Compression Properties for large Toeplitz-like matrices

TL;DR

This paper explains the compression properties of Toeplitz-like matrices using displacement structure, providing bounds on numerical ranks and enabling efficient hierarchical low-rank approximations for superfast solvers.

Contribution

It offers explicit bounds on numerical ranks of submatrices in Toeplitz-like matrices and develops efficient compression strategies based on displacement structure.

Findings

Explicit bounds on numerical ranks of submatrices

Efficient displacement-based compression strategies

Enhanced superfast rank-structured solvers

Abstract

Toeplitz matrices are abundant in computational mathematics, and there is a rich literature on the development of fast and superfast algorithms for solving linear systems involving such matrices. Any Toeplitz matrix can be transformed into a matrix with off-diagonal blocks that are of low numerical rank.This compressibility is relied upon in practice in a number of superfast Toeplitz solvers.

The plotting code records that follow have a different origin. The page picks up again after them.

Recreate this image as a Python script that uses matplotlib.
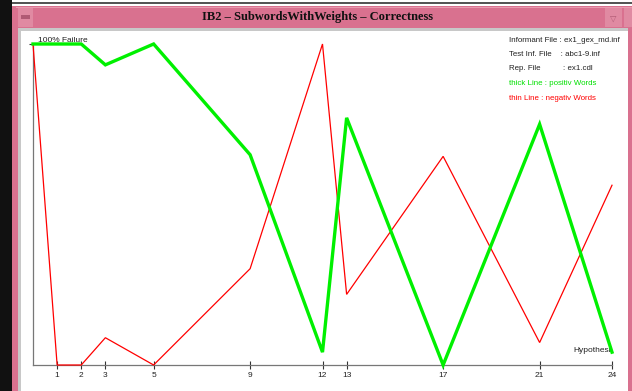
import matplotlib
matplotlib.use("Agg")
from matplotlib import pyplot as plt
from matplotlib.patches import Rectangle

# hypotheses where a measurement was taken
hyp = [0, 1, 2, 3, 5, 9, 12, 13, 17, 21, 24]
# failure rate, thick line = positive words, thin line = negative words
positiv = [1.0, 1.0, 1.0, 0.935, 1.0, 0.655, 0.04, 0.77, 0.0, 0.75, 0.04]
negativ = [1.0, 0.0, 0.0, 0.085, 0.0, 0.30, 1.0, 0.22, 0.65, 0.07, 0.56]
tick_labels = ["1", "2", "3", "5", "9", "12", "13", "17", "21", "24"]
info_lines = ["Informant File : ex1_gex_md.inf",
              "Test Inf. File    : abc1-9.inf",
              "Rep. File          : ex1.cdl"]

W, H = 632, 391
fig = plt.figure(figsize=(W / 100, H / 100), dpi=100)
fig.patch.set_facecolor("white")

def px_rect(x0, y0, x1, y1, col):
    # rectangle given in pixel coords from the top left, drawn behind the axes
    fig.patches.append(Rectangle((x0 / W, 1 - y1 / H), (x1 - x0) / W, (y1 - y0) / H,
                                 transform=fig.transFigure, facecolor=col,
                                 edgecolor="none", zorder=-5))

# window decoration
pink = "#d9718f"
px_rect(0, 0, 12, H, "#111111")
px_rect(12, 6, W, H, pink)
px_rect(16, 7, W, 8, "#e89aaf")
px_rect(18, 28, 628, H, "#c8c8c8")
px_rect(21, 31, 628, H, "white")
px_rect(18, 8, 33, 27, "#e08aa2")
px_rect(21, 15, 30, 19, "#b05a74")
px_rect(605, 8, 622, 27, "#e08aa2")
px_rect(624, 8, W, 27, "#e08aa2")
px_rect(12, 2, W, 4, "#555555")
fig.text(318 / W, 1 - 17 / H, "IB2 – SubwordsWithWeights – Correctness",
         ha="center", va="center", fontsize=9, fontweight="bold",
         family="Liberation Serif", color="#111111")
fig.text(613 / W, 1 - 18 / H, "▽", ha="center", va="center", fontsize=6, color="#b05a74")

x0, x1, ytop, ybot = 33, 612, 44, 365
ax = fig.add_axes([x0 / W, 1 - ybot / H, (x1 - x0) / W, (ybot - ytop) / H])
ax.set_facecolor("none")
ax.set_xlim(0, 24)
ax.set_ylim(0, 1)

ax.plot(hyp, negativ, color="#ff0000", lw=0.9, solid_joinstyle="miter", zorder=3, clip_on=False)
ax.plot(hyp, positiv, color="#00f000", lw=2.4, solid_joinstyle="miter", zorder=4, clip_on=False)

for s in ["top", "right"]:
    ax.spines[s].set_visible(False)
for s in ["left", "bottom"]:
    ax.spines[s].set_color("#777777")
    ax.spines[s].set_linewidth(0.9)

ax.set_xticks([float(t) for t in tick_labels])
ax.set_xticklabels(tick_labels)
ax.set_yticks([1.0])
ax.set_yticklabels([""])
ax.tick_params(axis="x", direction="inout", length=6, width=0.8, color="#333333",
               labelsize=6, labelcolor="#222222", pad=2)
ax.tick_params(axis="y", direction="out", length=3, width=0.8, color="#333333")
for lab in ax.get_xticklabels():
    lab.set_family("Liberation Sans")

ax.text(0.2, 1.0, "100% Failure", fontsize=6, family="Liberation Sans",
        color="#222222", va="bottom", ha="left")
ax.text(22.4, 0.035, "Hypothesis", fontsize=6, family="Liberation Sans",
        color="#222222", va="bottom", ha="left", clip_on=True)

tx, ty = 509 / W, 40 / H
for i, line in enumerate(info_lines):
    fig.text(tx, 1 - ty - i * 14.5 / H, line, fontsize=5.7, family="Liberation Sans",
             color="#222222", va="center")
fig.text(tx, 1 - ty - 3 * 14.5 / H, "thick Line : positiv Words", fontsize=5.7,
         family="Liberation Sans", color="#00e000", va="center")
fig.text(tx, 1 - ty - 4 * 14.5 / H, "thin Line : negativ Words", fontsize=5.7,
         family="Liberation Sans", color="#ff0000", va="center")

fig.savefig("out.png", dpi=100)
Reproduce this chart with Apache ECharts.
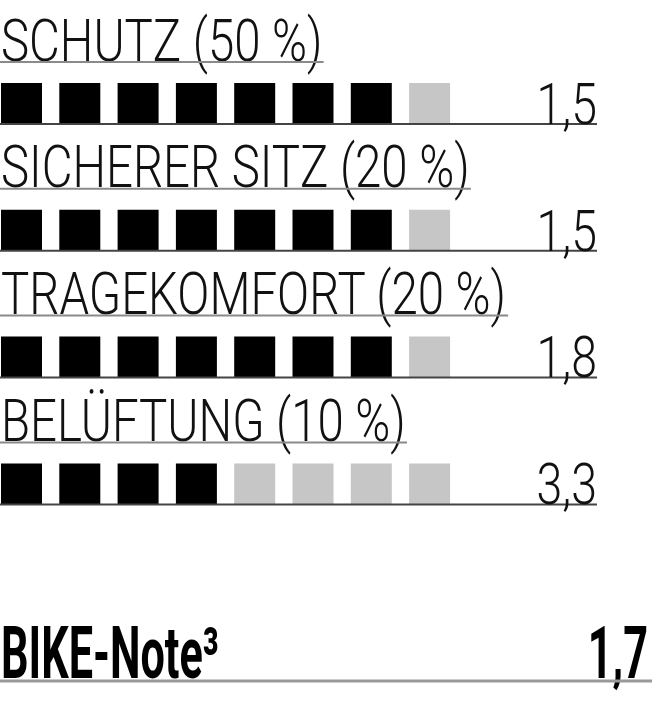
<!DOCTYPE html>
<html>
<head>
<meta charset="utf-8">
<script src="https://cdn.jsdelivr.net/npm/echarts@6/dist/echarts.min.js"></script>
<style>
html, body { margin: 0; padding: 0; background: #fff; }
#chart { width: 652px; height: 720px; }
</style>
</head>
<body>
<div id="chart"></div>
<script>
// Bewertung Helm – Kriterien, Kästchen, Noten
const criteria = ['SCHUTZ (50 %)', 'SICHERER SITZ (20 %)', 'TRAGEKOMFORT (20 %)', 'BELÜFTUNG (10 %)'];
const filledBlocks = [7, 7, 7, 4];
const blocksPerRow = 8;
const grades = [1.5, 1.5, 1.8, 3.3];
const totalLabel = 'BIKE-Note³';
const totalGrade = 1.7;

const titleFont = '300 60px Roboto';
const gradeFont = '300 58px Roboto';
const totalFont = 'bold 72px Roboto';
const squeezeTitle = 0.79;
const squeezeGrade = 0.8;
const squeezeBold = 0.6;
const blockPx = 58.3;       // block pitch in px
const rowPx = 126.8;        // row pitch in px
const lineEnd = (597 - 1) / blockPx;   // end of row lines, in block units
const totalRow = (681 - 124) / rowPx;  // total row, in row units

const ctx = document.createElement('canvas').getContext('2d');
function textWidth(str, font) {
    ctx.font = font;
    return ctx.measureText(str).width;
}
function fmt(v) {
    return v.toFixed(1).replace('.', ',');
}

const blockData = [];
criteria.forEach((c, r) => {
    for (let i = 0; i < blocksPerRow; i++) {
        blockData.push([i, r, i < filledBlocks[r] ? 1 : 0]);
    }
});
const rowData = criteria.map((c, r) => [0, r]);

const chart = echarts.init(document.getElementById('chart'), null, { renderer: 'svg' });

const xMin = -1 / blockPx;
const yMin = -124 / rowPx;

const option = {
    animation: false,
    grid: { left: 0, right: 0, top: 0, bottom: 0 },
    xAxis: { type: 'value', min: xMin, max: xMin + 652 / blockPx, show: false },
    yAxis: { type: 'value', inverse: true, min: yMin, max: yMin + 720 / rowPx, show: false },
    series: [
        {
            type: 'custom',
            name: 'Kästchen',
            data: blockData,
            renderItem: function(params, api) {
                const p = api.coord([api.value(0), api.value(1)]);
                const s = api.size([41 / blockPx, 41 / rowPx]);
                return {
                    type: 'rect',
                    shape: { x: p[0], y: p[1] - s[1], width: s[0], height: s[1] },
                    style: { fill: api.value(2) ? '#000' : '#c6c6c6' }
                };
            }
        },
        {
            type: 'custom',
            name: 'Zeilen',
            data: rowData,
            renderItem: function(params, api) {
                const r = api.value(1);
                const start = api.coord([xMin, r]);
                const end = api.coord([lineEnd, r]);
                const label = criteria[r];
                const w = textWidth(label, titleFont) * squeezeTitle;
                return {
                    type: 'group',
                    children: [
                        {
                            type: 'text', x: start[0] + 1, y: start[1] - 84, scaleX: squeezeTitle,
                            style: { text: label, font: titleFont, fill: '#111', verticalAlign: 'middle' }
                        },
                        {
                            type: 'line',
                            shape: { x1: start[0], y1: start[1] - 62, x2: start[0] + w + 2, y2: start[1] - 62 },
                            style: { stroke: '#8a8a8a', lineWidth: 2 }
                        },
                        {
                            type: 'line',
                            shape: { x1: start[0], y1: start[1], x2: end[0], y2: end[1] },
                            style: { stroke: '#444', lineWidth: 2 }
                        },
                        {
                            type: 'text', x: end[0], y: end[1] - 20, scaleX: squeezeGrade,
                            style: { text: fmt(grades[r]), font: gradeFont, fill: '#111', align: 'right', verticalAlign: 'middle' }
                        }
                    ]
                };
            }
        },
        {
            type: 'custom',
            name: 'Gesamt',
            data: [[0, totalRow]],
            renderItem: function(params, api) {
                const start = api.coord([xMin, api.value(1)]);
                const end = api.coord([xMin + 652 / blockPx, api.value(1)]);
                return {
                    type: 'group',
                    children: [
                        {
                            type: 'text', x: start[0] + 1, y: start[1] - 28, scaleX: squeezeBold,
                            style: { text: totalLabel, font: totalFont, fill: '#000', verticalAlign: 'middle' }
                        },
                        {
                            type: 'text', x: end[0] - 4, y: end[1] - 28, scaleX: squeezeBold,
                            style: { text: fmt(totalGrade), font: totalFont, fill: '#000', align: 'right', verticalAlign: 'middle' }
                        },
                        {
                            type: 'line',
                            shape: { x1: start[0], y1: start[1], x2: end[0], y2: end[1] },
                            style: { stroke: '#999', lineWidth: 3 }
                        }
                    ]
                };
            }
        }
    ]
};

chart.setOption(option);
window.addEventListener('resize', () => chart.resize());
</script>
</body>
</html>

In this paper, we show that the compression properties of these matrices can be thoroughly explained using their displacement structure. We provide explicit bounds on the numerical ranks of important submatrices that arise when applying HSS, HODLR and other approximations with hierarchical low-rank structure to transformed Toeplitz and Toeplitz-like matrices. Our results lead to very efficient displacement-based compression strategies that can be used to formulate adaptive superfast rank-structured solvers.